First time at this guy's house, and it's *old*. The floor tiles were of this style I haven't seen in years - which some of you might be familiar with. It's this smooth, granite composite, usually pale cream in colour, but embedded with conglomerate stones - so the mix looks like a bunch of rocks swimming in a beige pool. No ceramic finishing or glaze; just bare, cold rock beneah your feet. It's the kind you still see in those old apartments around the Joo Chiat Rd / East Coast Rd block. Apparently it's due for renovation soon (more bomb shelter issues), but my friend's the Spartan kind; his room comprises little more than a mattress on the floor, a few bookshelves, a drum set in one corner, and a PC. Walls devoid of decoration. A study desk with nothing but CDs, scattered stationery and stacks of academic notes. Disturbingly, all of his books are old textbooks.

Hadn't caught up with him for a while, but I could see he was in no mood to talk for long. So we just exchanged the usual convival cigarette outside the gates, and headed off to sleep with little further preamble. I pride myself on travelling light, but it's always disorienting to have to set up all manner of paraphernalia upon travel - hunting for a power point to plug in phone charger, arranging toothbrush and razor (the only toiletries I require) in an accessible location, folding up clothes and piling them neatly in unfamiliar cupboards or on unfamiliar surfaces, possibly surfing the net on an unfamiliar PC where even the arrangement of shortcuts unsettles you. It's the little things like finding your way through an unfamiliar bedroom in the dark, or how the contours of the bed (or, in some cases for me, chair, sofa, carpet, gorilla nest, or horizontal surface) one sleeps on isn't quite the same. Clearly I lack adaptability skills.

Okay. Shall continue later. Am busy organizing the few trinkets I have recieved from colleagues who just went travelling; a pair of carved chopsticks in an embroidered holder from Thailand, a pack of mini-sized playing cards from Xi'an (each card decorated with a depiction of a terracotta warrior or sculpture), and an odd little Japanese beanbag ninja, cunningly weighted so that it always lands on its base.
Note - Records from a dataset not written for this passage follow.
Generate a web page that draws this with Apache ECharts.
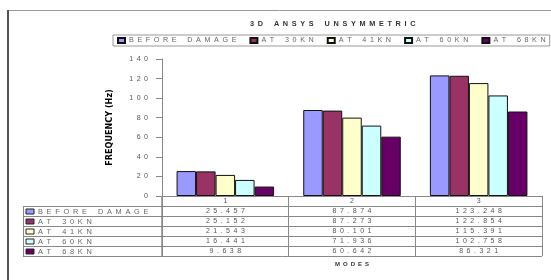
<!DOCTYPE html>
<html>
<head>
<meta charset="utf-8">
<script src="https://cdn.jsdelivr.net/npm/echarts@6/dist/echarts.min.js"></script>
<style>
  html, body { margin: 0; padding: 0; background: #fff; }
  #main { width: 551px; height: 280px; }
</style>
</head>
<body>
<div id="main"></div>
<script>
// data
var categories = ['1', '2', '3'];
var seriesNames = ['BEFORE DAMAGE', 'AT 30KN', 'AT 41KN', 'AT 60KN', 'AT 68KN'];
var beforeDamage = [25.457, 87.874, 123.248];
var at30kn = [25.152, 87.273, 122.854];
var at41kn = [21.543, 80.101, 115.391];
var at60kn = [16.441, 71.936, 102.758];
var at68kn = [9.638, 60.642, 86.321];
var colors = ['#9999FF', '#993366', '#FFFFCC', '#CCFFFF', '#660066'];

var allValues = [beforeDamage, at30kn, at41kn, at60kn, at68kn];

// excel style letter spaced text
function spaced(s) {
  return String(s).split(' ').map(function (w) {
    return w.split('').join('\u2002');
  }).join('\u2002\u2002\u2002');
}

var chart = echarts.init(document.getElementById('main'));

var series = seriesNames.map(function (name, i) {
  return {
    name: name,
    type: 'bar',
    data: allValues[i],
    barGap: '0%',
    barCategoryGap: '23%',
    itemStyle: { color: colors[i], borderColor: '#111', borderWidth: 1 }
  };
});

var option = {
  animation: false,
  title: {
    text: spaced('3D ANSYS UNSYMMETRIC'),
    left: 250,
    top: 20,
    padding: 0,
    textStyle: { fontSize: 7.3, fontWeight: 'bold', color: '#333', fontFamily: 'Liberation Sans' }
  },
  legend: {
    left: 113,
    top: 35,
    width: 450,
    padding: [2, 4, 2, 4],
    itemWidth: 7,
    itemHeight: 5,
    itemGap: 13,
    borderColor: '#999',
    borderWidth: 1,
    icon: 'rect',
    textStyle: { fontSize: 7.2, color: '#666', padding: [0, 0, 0, -1], fontFamily: 'Liberation Sans' },
    formatter: function (n) { return spaced(n); },
    data: seriesNames
  },
  grid: { left: 162, right: 9, top: 59, bottom: 84, containLabel: false },
  xAxis: {
    type: 'category',
    data: categories,
    name: spaced('MODES'),
    nameLocation: 'middle',
    nameGap: 65,
    nameTextStyle: { fontSize: 6, fontWeight: 'bold', color: '#333', fontFamily: 'Liberation Sans' },
    axisLine: { lineStyle: { color: '#888', width: 1 } },
    axisTick: { show: true, length: 60, lineStyle: { color: '#888' } },
    axisLabel: { margin: 2, fontSize: 7, color: '#555', fontFamily: 'Liberation Sans' }
  },
  yAxis: {
    type: 'value',
    min: 0,
    max: 140,
    interval: 20,
    name: 'FREQUENCY (Hz)',
    nameLocation: 'middle',
    nameGap: 48,
    nameRotate: 90,
    nameTextStyle: {
      fontSize: 9,
      fontWeight: 'bold',
      color: '#000',
      fontFamily: '"Liberation Sans Narrow", "DejaVu Sans Condensed", "Liberation Sans", sans-serif'
    },
    axisLine: { show: true, lineStyle: { color: '#888' } },
    axisTick: { show: true, length: 6, lineStyle: { color: '#888' } },
    splitLine: { show: false },
    axisLabel: {
      margin: 14,
      fontSize: 7,
      color: '#555',
      fontFamily: 'Liberation Sans',
      formatter: function (v) { return spaced(v); }
    }
  },
  series: series
};

chart.setOption(option);

// frame and data table under the plot
var tableLeft = 23, tableRight = 542, tableTop = 206, rowH = 10;
var axisX = chart.convertToPixel({ xAxisIndex: 0 }, categories[0]) -
  (chart.convertToPixel({ xAxisIndex: 0 }, categories[1]) - chart.convertToPixel({ xAxisIndex: 0 }, categories[0])) / 2;
var g = [];
// outer frame
g.push({ type: 'line', shape: { x1: 8, y1: 10.5, x2: 551, y2: 10.5 }, style: { stroke: '#999', lineWidth: 1 } });
g.push({ type: 'line', shape: { x1: 8, y1: 10, x2: 8, y2: 280 }, style: { stroke: '#555', lineWidth: 2 } });
// table lines
for (var r = 0; r <= seriesNames.length; r++) {
  var y = tableTop + r * rowH + 0.5;
  g.push({ type: 'line', shape: { x1: tableLeft, y1: y, x2: tableRight, y2: y }, style: { stroke: '#888', lineWidth: 1 } });
}
g.push({ type: 'line', shape: { x1: tableLeft + 0.5, y1: tableTop, x2: tableLeft + 0.5, y2: tableTop + 5 * rowH }, style: { stroke: '#888', lineWidth: 1 } });
g.push({ type: 'line', shape: { x1: axisX, y1: 196, x2: axisX, y2: tableTop + 5 * rowH }, style: { stroke: '#555', lineWidth: 1 } });
seriesNames.forEach(function (name, i) {
  var cy = tableTop + i * rowH + rowH / 2 + 0.5;
  g.push({ type: 'rect', shape: { x: 26, y: cy - 2.5, width: 8, height: 5 }, style: { fill: colors[i], stroke: '#222', lineWidth: 1 } });
  g.push({ type: 'text', x: 38, y: cy, style: { text: spaced(name), fontSize: 7.4, fill: '#666', fontFamily: 'Liberation Sans', verticalAlign: 'middle' } });
  categories.forEach(function (c, j) {
    var cx = chart.convertToPixel({ xAxisIndex: 0 }, c);
    g.push({ type: 'text', x: cx, y: cy, style: { text: spaced(allValues[i][j].toFixed(3)), fontSize: 7, fill: '#555', fontFamily: 'Liberation Sans', align: 'center', verticalAlign: 'middle' } });
  });
});
chart.setOption({ graphic: g });

window.onresize = chart.resize;
</script>
</body>
</html>
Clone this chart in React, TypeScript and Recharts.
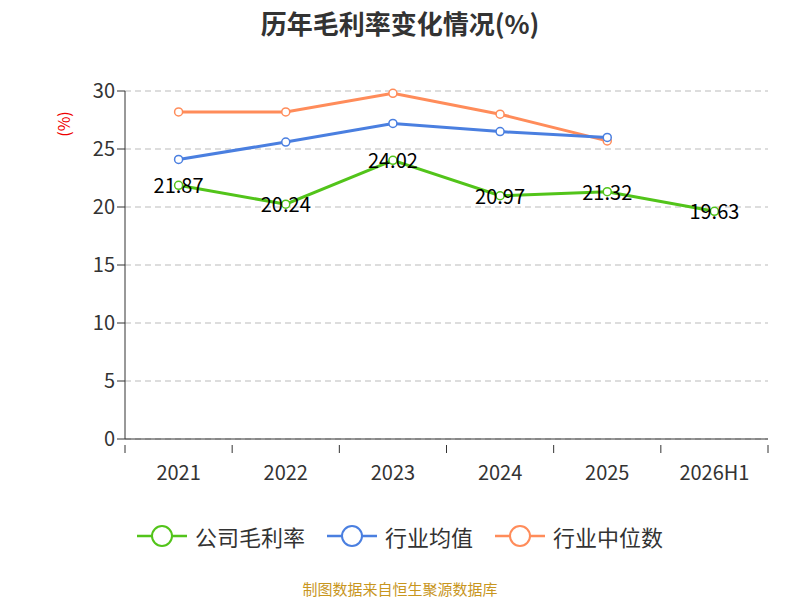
import { LineChart, Line, XAxis, YAxis, CartesianGrid, LabelList } from "recharts";

const years = ["2021", "2022", "2023", "2024", "2025", "2026H1"];
const company = [21.87, 20.24, 24.02, 20.97, 21.32, 19.63];
const industryAvg = [24.1, 25.6, 27.2, 26.5, 26.0, null];
const industryMedian = [28.2, 28.2, 29.8, 28.0, 25.7, null];
const yTicks = [0, 5, 10, 15, 20, 25, 30];

const data = years.map((y, i) => ({
  year: y,
  company: company[i],
  avg: industryAvg[i],
  median: industryMedian[i],
}));

const BAND = 643 / 6;

const XTick = (props: any) => {
  const { x, y, payload, index } = props;
  return (
    <g>
      <line x1={x - BAND / 2} x2={x - BAND / 2} y1={y - 2} y2={y + 6} stroke="#333" />
      {index === years.length - 1 && (
        <line x1={x + BAND / 2} x2={x + BAND / 2} y1={y - 2} y2={y + 6} stroke="#333" />
      )}
      <text x={x} y={y + 33} textAnchor="middle" fontSize={20} fill="#333">
        {payload.value}
      </text>
    </g>
  );
};

const legend = [
  { label: "公司毛利率", color: "#52c41a" },
  { label: "行业均值", color: "#4a7fe0" },
  { label: "行业中位数", color: "#ff8c5a" },
];

export default function App() {
  return (
    <div style={{ position: "absolute", left: 0, top: 0, width: 800, height: 600, background: "#fff", fontFamily: "'Noto Sans CJK SC', 'Noto Sans', sans-serif" }}>
      <div style={{ position: "absolute", top: 4, width: 800, textAlign: "center", fontSize: 26, fontWeight: "bold", color: "#333" }}>
        历年毛利率变化情况(%)
      </div>
      <div style={{ position: "absolute", left: 50, top: 112, transform: "rotate(-90deg)", color: "#e00", fontSize: 16 }}>(%)</div>
      <LineChart width={800} height={600} data={data} margin={{ top: 91, right: 32, bottom: 131, left: 75 }}>
        <CartesianGrid vertical={false} stroke="#bbb" strokeDasharray="6 4" />
        <XAxis dataKey="year" scale="band" height={30} stroke="#333" tickLine={false} tick={<XTick />} interval={0} />
        <YAxis width={50} domain={[0, 30]} ticks={yTicks} stroke="#333" tick={{ fontSize: 20, fill: "#333" }} tickSize={8} />
        <Line dataKey="median" stroke="#ff8c5a" strokeWidth={3} dot={{ r: 4, fill: "#fff", strokeWidth: 1.5 }} isAnimationActive={false} />
        <Line dataKey="avg" stroke="#4a7fe0" strokeWidth={3} dot={{ r: 4, fill: "#fff", strokeWidth: 1.5 }} isAnimationActive={false} />
        <Line dataKey="company" stroke="#52c41a" strokeWidth={3} dot={{ r: 4, fill: "#fff", strokeWidth: 1.5 }} isAnimationActive={false}>
          <LabelList
            dataKey="company"
            content={(p: any) => (
              <text x={p.x} y={p.y + 8} textAnchor="middle" fontSize={20} fill="#000">
                {p.value.toFixed(2)}
              </text>
            )}
          />
        </Line>
      </LineChart>
      <div style={{ position: "absolute", top: 520, width: 800, display: "flex", justifyContent: "center", gap: 22, fontSize: 22, color: "#333" }}>
        {legend.map((l) => (
          <div key={l.label} style={{ display: "flex", alignItems: "center", gap: 8 }}>
            <svg width={50} height={30}>
              <line x1={0} x2={50} y1={15} y2={15} stroke={l.color} strokeWidth={2.5} />
              <circle cx={25} cy={15} r={10} fill="#fff" stroke={l.color} strokeWidth={2} />
            </svg>
            <span>{l.label}</span>
          </div>
        ))}
      </div>
      <div style={{ position: "absolute", top: 578, width: 800, textAlign: "center", fontSize: 15, color: "#c8961e" }}>
        制图数据来自恒生聚源数据库
      </div>
    </div>
  );
}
Ah, what master engineers the Japanese are.

Currently the chopsticks are positioned on top of my PC monitor, with the rear-ends protruding over the edge like a gangplank, while the ninja stands precariously at the end, performing the crane stance. (Or it would, if it had limbs - it's basically two beanbag-filled spheres on top of one another, swaddled in ninja clothes, with two painted dots as eyes.)

Usual commentary on tracker stats.

The most used keyword by unique visitors descrending on this blog via search engine is, unsurprisingly, "Singapore", occuring in 2.39% of searches. The second most common word is "nude" - 1.88%.
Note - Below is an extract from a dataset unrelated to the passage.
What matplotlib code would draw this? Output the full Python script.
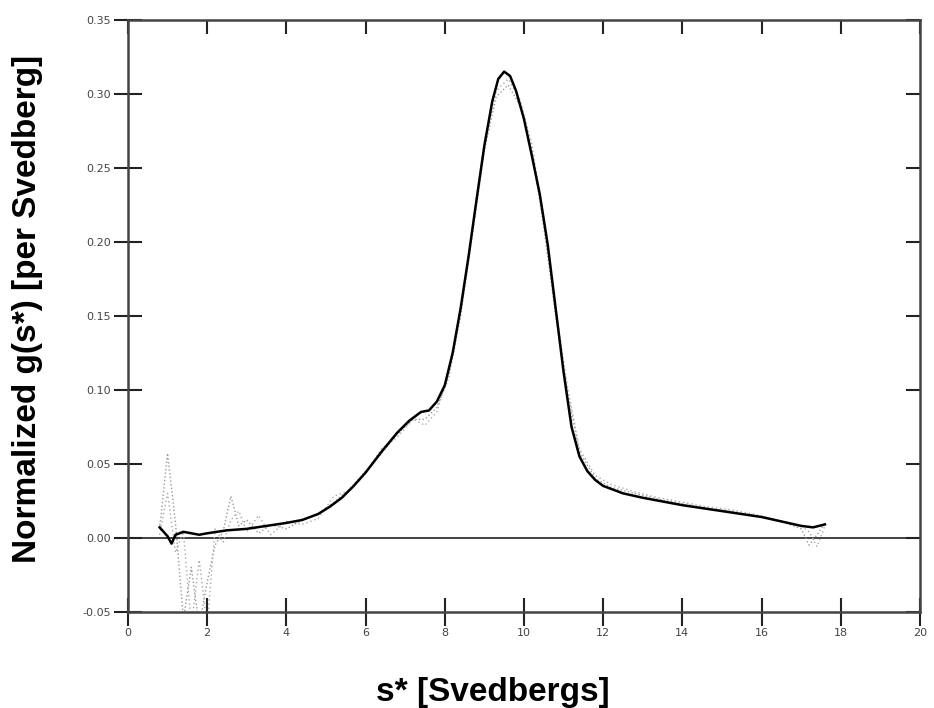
import matplotlib
matplotlib.use("Agg")
import matplotlib.pyplot as plt
from matplotlib.markers import TICKDOWN, TICKLEFT

# fitted g(s*) curve (solid black)
fit_s = [0.8, 0.9, 1.0, 1.1, 1.2, 1.4, 1.6, 1.8, 2.0, 2.5, 3.0, 3.5, 4.0, 4.4, 4.8,
         5.1, 5.4, 5.7, 6.0, 6.4, 6.8, 7.1, 7.4, 7.6, 7.8, 8.0, 8.2, 8.4, 8.6, 8.8,
         9.0, 9.2, 9.35, 9.5, 9.65, 9.8, 10.0, 10.2, 10.4, 10.6, 10.8, 11.0, 11.2,
         11.4, 11.6, 11.8, 12.0, 12.5, 13.0, 14.0, 15.0, 16.0, 17.0, 17.3, 17.6]
fit_g = [0.007, 0.004, 0.001, -0.004, 0.002, 0.004, 0.003, 0.002, 0.003, 0.005, 0.006,
         0.008, 0.010, 0.012, 0.016, 0.021, 0.027, 0.035, 0.044, 0.058, 0.071, 0.079,
         0.085, 0.086, 0.092, 0.103, 0.125, 0.155, 0.190, 0.228, 0.265, 0.295, 0.310,
         0.315, 0.312, 0.302, 0.283, 0.258, 0.232, 0.198, 0.155, 0.112, 0.075, 0.055,
         0.045, 0.039, 0.035, 0.030, 0.027, 0.022, 0.018, 0.014, 0.008, 0.007, 0.009]

# raw data scans (grey dotted)
data_s = [0.8, 1.0, 1.2, 1.4, 1.6, 1.8, 2.0, 2.2, 2.4, 2.6, 2.8, 3.0, 3.3, 3.6, 4.0,
          4.4, 4.8, 5.2, 5.6, 6.0, 6.4, 6.8, 7.2, 7.5, 7.8, 8.1, 8.4, 8.7, 9.0, 9.3,
          9.6, 9.9, 10.2, 10.5, 10.8, 11.1, 11.4, 11.8, 12.2, 12.8, 13.4, 14.0, 14.6,
          15.2, 15.8, 16.4, 17.0, 17.2, 17.4, 17.6]
scan_a = [0.006, 0.057, 0.010, -0.055, -0.020, -0.060, -0.030, -0.005, 0.004, 0.028,
          0.008, 0.012, 0.003, 0.009, 0.006, 0.012, 0.016, 0.024, 0.033, 0.045, 0.057,
          0.070, 0.080, 0.080, 0.088, 0.108, 0.150, 0.205, 0.262, 0.298, 0.306, 0.292,
          0.262, 0.210, 0.150, 0.098, 0.058, 0.040, 0.034, 0.030, 0.026, 0.023, 0.020,
          0.018, 0.015, 0.012, 0.006, -0.005, 0.002, 0.010]
scan_b = [0.002, 0.030, -0.010, 0.004, -0.060, -0.015, -0.060, 0.006, -0.003, 0.012,
          0.018, 0.004, 0.015, 0.002, 0.011, 0.009, 0.013, 0.028, 0.032, 0.044, 0.060,
          0.068, 0.080, 0.076, 0.085, 0.112, 0.152, 0.210, 0.268, 0.302, 0.310, 0.296,
          0.266, 0.215, 0.155, 0.102, 0.060, 0.042, 0.036, 0.031, 0.027, 0.024, 0.021,
          0.019, 0.016, 0.012, 0.008, 0.004, -0.006, 0.008]

x_ticks = [0, 2, 4, 6, 8, 10, 12, 14, 16, 18, 20]
y_ticks = [-0.05, 0.00, 0.05, 0.10, 0.15, 0.20, 0.25, 0.30, 0.35]

fig = plt.figure(figsize=(9.34, 7.08), dpi=100)
ax = fig.add_axes([0.137, 0.136, 0.848, 0.836])

ax.axhline(0, color="#333333", lw=1.3, zorder=1)
ax.plot(data_s, scan_a, color="#999999", lw=1.0, ls=":", zorder=2)
ax.plot(data_s, scan_b, color="#aaaaaa", lw=1.0, ls=(0, (1, 2)), zorder=2)
ax.plot(fit_s, fit_g, color="black", lw=1.8, zorder=3)

ax.set_xlim(0, 20)
ax.set_ylim(-0.05, 0.35)
ax.set_xticks(x_ticks)
ax.set_yticks(y_ticks)
ax.set_xticklabels([str(t) for t in x_ticks])
ax.set_yticklabels(["%.2f" % t for t in y_ticks])
ax.tick_params(direction="inout", length=20, width=1.5, color="#222222",
               labelsize=8, labelcolor="#444444", pad=2, top=True, right=True)
# top/right ticks only point inward
for t in ax.xaxis.get_major_ticks():
    t.tick2line.set_marker(TICKDOWN)
    t.tick2line.set_markersize(10)
for t in ax.yaxis.get_major_ticks():
    t.tick2line.set_marker(TICKLEFT)
    t.tick2line.set_markersize(10)
for sp in ax.spines.values():
    sp.set_linewidth(1.8)
    sp.set_color("#444444")

ax.set_xlabel("s* [Svedbergs]", fontsize=24, fontweight="bold",
              family="Liberation Sans")
ax.set_ylabel("Normalized g(s*) [per Svedberg]", fontsize=24, fontweight="bold",
              family="Liberation Sans")
ax.xaxis.set_label_coords(0.461, -0.111)
ax.yaxis.set_label_coords(-0.107, 0.512)

fig.savefig("out.png", dpi=100)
And today's usual weirdness includes "strange plastic drinkware" (A Tupperware fetishist?), "kansas city bbq connectin" (Yup, we're allll good ole farmboys), and "wilting sound wav" (???), amidst the usual assortment of sex and zaogeng.

Comments to the G-Man.

Firstly, the technical distinction between pornography is that it involves flagrant nudity meant to titillate for sexual purposes, whereas tasteful nudity, say, a Botticelli nude, is simply artistic depiction of the nude human form. However, in an era of scrotal infusion and Lego pornography, everything turns *someone* on in some way or another. And of course, the role of sex in what Irvine Welsh calls "the commodification of transgression" Check out that link - very good interview. After all, what is MTV, pro wrestling, and most modern reality TV other than a way of turning the perverse, outre, and bizarrely alternative cultures into simply another cash cow?

Secondly, as I told you, racial harmony only exists as long as one is in camp seeing the same guy day after day. One odd form of (benign?) racism I've noticed is how one can be pretty good friends with individuals "of differing ethnicity", while disliking or holding prejudices towards their race as a whole.

Thirdly, I'm not hated as a person; simply as a provider of irritating opinions and as rants on a screen. Most people operate on assumptions about my personality based on what I write and the manner in which I present my ideas (telling, but not the complete picture, methinks). You're hated as a real, breathing, sack of protoplasm.